Zelfs als je zelf in beeld bent, kun je geïnteresseerd blijven knikken, terwijl je haastig door Wikipedia bladert om erachter te komen wat anti-Markovnikov-additie nou ook alweer was.

Ik ben niet zo’n fan van jargon. Toen ik mijn masterscriptie schreef, kreeg ik zelfs het commentaar dat ik ‘te weinig’ jargon gebruikte, omdat ik probeerde alles zo toegankelijk mogelijk uit te leggen. Nu kan ik de voorkeur voor jargon in een wetenschappelijke publicatie of scriptie wel begrijpen. Je wilt tenslotte dat je stuk gelezen wordt door mensen die met hetzelfde onderwerp bezig zijn. Mochten zij in een Zoomoverleg stiekem wetenschappelijke begrippen googelen, dan vinden ze meteen jouw artikel.
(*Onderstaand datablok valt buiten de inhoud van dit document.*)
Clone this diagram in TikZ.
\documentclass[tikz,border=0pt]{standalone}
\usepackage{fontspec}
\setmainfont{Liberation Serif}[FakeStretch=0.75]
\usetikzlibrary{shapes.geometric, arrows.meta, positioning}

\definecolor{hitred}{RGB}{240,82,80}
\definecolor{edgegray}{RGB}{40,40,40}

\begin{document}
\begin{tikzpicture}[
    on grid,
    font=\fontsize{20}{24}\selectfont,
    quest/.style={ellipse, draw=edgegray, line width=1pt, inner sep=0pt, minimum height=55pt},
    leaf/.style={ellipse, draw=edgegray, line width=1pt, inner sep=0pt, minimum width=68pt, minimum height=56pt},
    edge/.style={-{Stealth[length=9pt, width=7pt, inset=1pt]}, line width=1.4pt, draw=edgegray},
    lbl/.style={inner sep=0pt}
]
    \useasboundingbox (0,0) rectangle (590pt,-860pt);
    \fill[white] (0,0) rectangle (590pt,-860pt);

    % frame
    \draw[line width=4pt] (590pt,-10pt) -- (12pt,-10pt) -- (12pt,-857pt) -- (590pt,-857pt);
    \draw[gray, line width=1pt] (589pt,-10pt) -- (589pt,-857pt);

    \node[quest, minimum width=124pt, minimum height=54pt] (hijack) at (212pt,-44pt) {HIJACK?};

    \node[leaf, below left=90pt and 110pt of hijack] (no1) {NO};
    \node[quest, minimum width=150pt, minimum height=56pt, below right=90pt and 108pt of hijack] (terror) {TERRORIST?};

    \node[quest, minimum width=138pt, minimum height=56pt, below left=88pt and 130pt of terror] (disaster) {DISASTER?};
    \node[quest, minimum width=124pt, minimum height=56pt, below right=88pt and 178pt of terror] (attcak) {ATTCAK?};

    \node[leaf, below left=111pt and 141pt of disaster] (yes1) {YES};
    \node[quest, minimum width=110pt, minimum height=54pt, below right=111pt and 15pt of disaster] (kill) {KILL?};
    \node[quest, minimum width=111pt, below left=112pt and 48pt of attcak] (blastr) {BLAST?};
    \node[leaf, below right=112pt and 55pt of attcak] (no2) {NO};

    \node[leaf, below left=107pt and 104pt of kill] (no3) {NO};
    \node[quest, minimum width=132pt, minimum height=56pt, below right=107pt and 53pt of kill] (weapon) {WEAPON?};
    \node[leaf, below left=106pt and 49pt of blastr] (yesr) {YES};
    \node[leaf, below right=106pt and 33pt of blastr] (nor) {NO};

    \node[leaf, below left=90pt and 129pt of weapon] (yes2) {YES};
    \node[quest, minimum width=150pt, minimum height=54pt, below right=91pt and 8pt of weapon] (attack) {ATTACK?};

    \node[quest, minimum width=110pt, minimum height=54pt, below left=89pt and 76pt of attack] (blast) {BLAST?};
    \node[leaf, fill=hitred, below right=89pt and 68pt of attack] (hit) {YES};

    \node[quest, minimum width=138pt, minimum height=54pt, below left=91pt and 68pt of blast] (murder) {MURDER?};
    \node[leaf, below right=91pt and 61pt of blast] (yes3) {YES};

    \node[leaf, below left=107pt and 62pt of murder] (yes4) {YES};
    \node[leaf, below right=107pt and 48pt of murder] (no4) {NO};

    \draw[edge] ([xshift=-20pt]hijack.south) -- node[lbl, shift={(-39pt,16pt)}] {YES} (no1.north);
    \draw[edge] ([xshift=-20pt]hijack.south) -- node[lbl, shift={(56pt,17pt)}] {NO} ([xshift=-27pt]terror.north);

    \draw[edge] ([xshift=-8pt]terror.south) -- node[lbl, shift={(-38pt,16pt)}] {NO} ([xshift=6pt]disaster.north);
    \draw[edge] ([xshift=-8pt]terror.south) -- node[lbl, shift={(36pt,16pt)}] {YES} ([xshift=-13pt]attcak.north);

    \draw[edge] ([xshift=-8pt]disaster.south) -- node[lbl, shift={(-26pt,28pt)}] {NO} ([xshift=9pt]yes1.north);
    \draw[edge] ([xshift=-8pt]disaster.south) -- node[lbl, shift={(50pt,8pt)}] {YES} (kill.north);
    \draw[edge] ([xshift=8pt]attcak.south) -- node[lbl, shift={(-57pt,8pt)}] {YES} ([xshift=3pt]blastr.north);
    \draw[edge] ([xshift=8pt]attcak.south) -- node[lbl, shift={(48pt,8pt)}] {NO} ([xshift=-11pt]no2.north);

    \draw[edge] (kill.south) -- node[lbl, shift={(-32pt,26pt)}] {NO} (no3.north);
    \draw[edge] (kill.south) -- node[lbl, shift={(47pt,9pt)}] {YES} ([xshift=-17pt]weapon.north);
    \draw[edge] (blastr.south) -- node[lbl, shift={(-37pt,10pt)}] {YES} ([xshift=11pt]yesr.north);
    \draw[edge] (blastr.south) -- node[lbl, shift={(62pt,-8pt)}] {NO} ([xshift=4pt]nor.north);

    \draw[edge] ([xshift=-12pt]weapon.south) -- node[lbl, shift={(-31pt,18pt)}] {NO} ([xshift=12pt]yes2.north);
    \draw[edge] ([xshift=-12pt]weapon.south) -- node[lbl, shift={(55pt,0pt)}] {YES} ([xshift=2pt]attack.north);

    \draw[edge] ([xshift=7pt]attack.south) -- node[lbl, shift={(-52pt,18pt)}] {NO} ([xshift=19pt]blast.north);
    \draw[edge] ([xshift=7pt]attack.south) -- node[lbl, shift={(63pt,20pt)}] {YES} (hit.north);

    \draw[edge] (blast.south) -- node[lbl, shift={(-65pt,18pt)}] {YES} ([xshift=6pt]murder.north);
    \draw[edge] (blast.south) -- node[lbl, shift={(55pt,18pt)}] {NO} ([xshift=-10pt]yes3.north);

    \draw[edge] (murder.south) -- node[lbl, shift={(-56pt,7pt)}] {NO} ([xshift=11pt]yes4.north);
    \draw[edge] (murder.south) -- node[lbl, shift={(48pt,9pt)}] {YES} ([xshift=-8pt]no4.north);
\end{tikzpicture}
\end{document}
Toch leidt jargon het grootste deel van de tijd af van de boodschap die je wilt overbrengen. Met name als je mensen van buiten je onderzoeksgroep of het vakgebied wilt bereiken, kunnen onbekende begrippen erg afleiden. Zelfs als je meteen daarna uitlegt wat het betekent. De mensen die bij ‘synthetisch’ aan ongezond, vervuilend en fluorescerend roze denken, hebben zodra je dat woord gebruikt een bepaald beeld in hun hoofd. Zie dan nog maar eens je verhaal over duurzame chemie over te brengen.

Het is makkelijk om te vergeten welke woorden worden beschouwd als jargon buiten je eigen vakgebied. Ik vertelde een vriend eens een verhaal over een interessante katalysator, maar dat deed hem vooral aan zijn auto en de opkomende APK denken. Toen ik hier verder onderzoek naar ging doen, kwam ik er ook achter dat mijn niet-chemische vrienden bij ‘ester’ dachten aan hun buurvrouw, bij ‘excited state’ aan hoe ze zich voelden toen ze laatst die promotie hadden gekregen en bij ‘mol’ aan een dier dat gaten maakt in je achtertuin.

Het is verleidelijk om mensen die denken dat ‘organische chemie’ een soort scheikunde zonder bestrijdingsmiddelen is, af te schilderen als onwetend of dom, maar ik denk niet dat dat eerlijk is. Ik spreek ook geen Russisch, maar dat heeft niet zoveel te maken met mijn intelligentie. Zo heeft scheikunde zijn eigen taal die niet iedereen spreekt. Zelfs binnen een onderzoeksgroep spreekt ieder zijn eigen ‘dialect’.

Je kunt meer mensen bij je verhaal betrekken als je jargon vermijdt waar het kan. Hoe doe je dat? Dat kun je misschien googelen tijdens een volgende Zoommeeting.